Businesses are not only exposed to the physical impacts of climate change due to their geographic location and key dependencies on natural resources, but also through their entire value chains. Indepth understanding of how business models can build resilience will be key a differentiator of successful and long-term business models as we experience more frequent acute events and chronic climate-related impacts.
Important progress was made in Glasgow at COP26, but more work is needed to raise ambition and implement current pledges.
The Glasgow Climate Pact is a consensus agreement that left many dissatisfied. Nevertheless, in parallel to the formal climate negotiations, the UK COP Presidency managed to coalesce various groups of countries and stakeholders into important announcements. During COP26 at the world leaders’ summit, the UK Prime Minister launched a “Breakthrough Agenda” which reflects a commitment to work together internationally this decade to accelerate the development and deployment of the clean technologies and sustainable solutions needed to meet our Paris Agreement goals, ensuring they are affordable and accessible for all. Endorsed by more than 40 countries, the Agenda has five “Glasgow breakthrough” areas of focus: clean power, zero-emission vehicles, near-zero emissions steel, hydrogen and agriculture.

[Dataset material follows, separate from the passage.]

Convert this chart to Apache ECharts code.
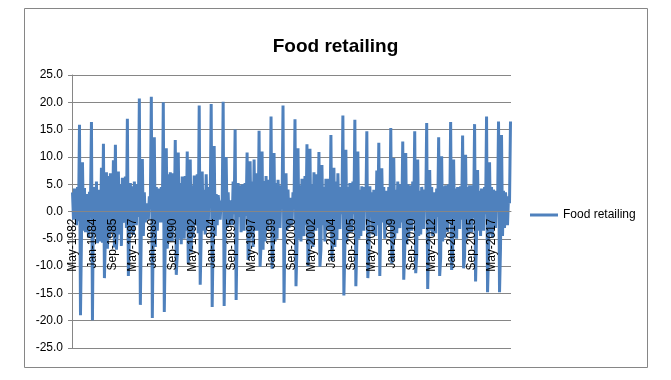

The ultimate test of Glasgow will be in how different stakeholders deliver on their pledges with real, short-term, accelerated actions. Civil society and citizens at large were underwhelmed by the shortcomings regarding the ambition and climate justice, with some calling COP26 a failure, and Greta Thunberg describing it as “a global north greenwash festival.” Transparency and accountability will play a central role in demonstrating clear progress towards limiting global warming to the 1.5°C goal. COP27 can’t come soon enough to keep the pressure on governments and all relevant stakeholders to make further and tangible progress towards 1.5°C and ultimately a just transition to net-zero. We all, including lawyers, have an important role to play in this journey and we look forward to continuing to do so.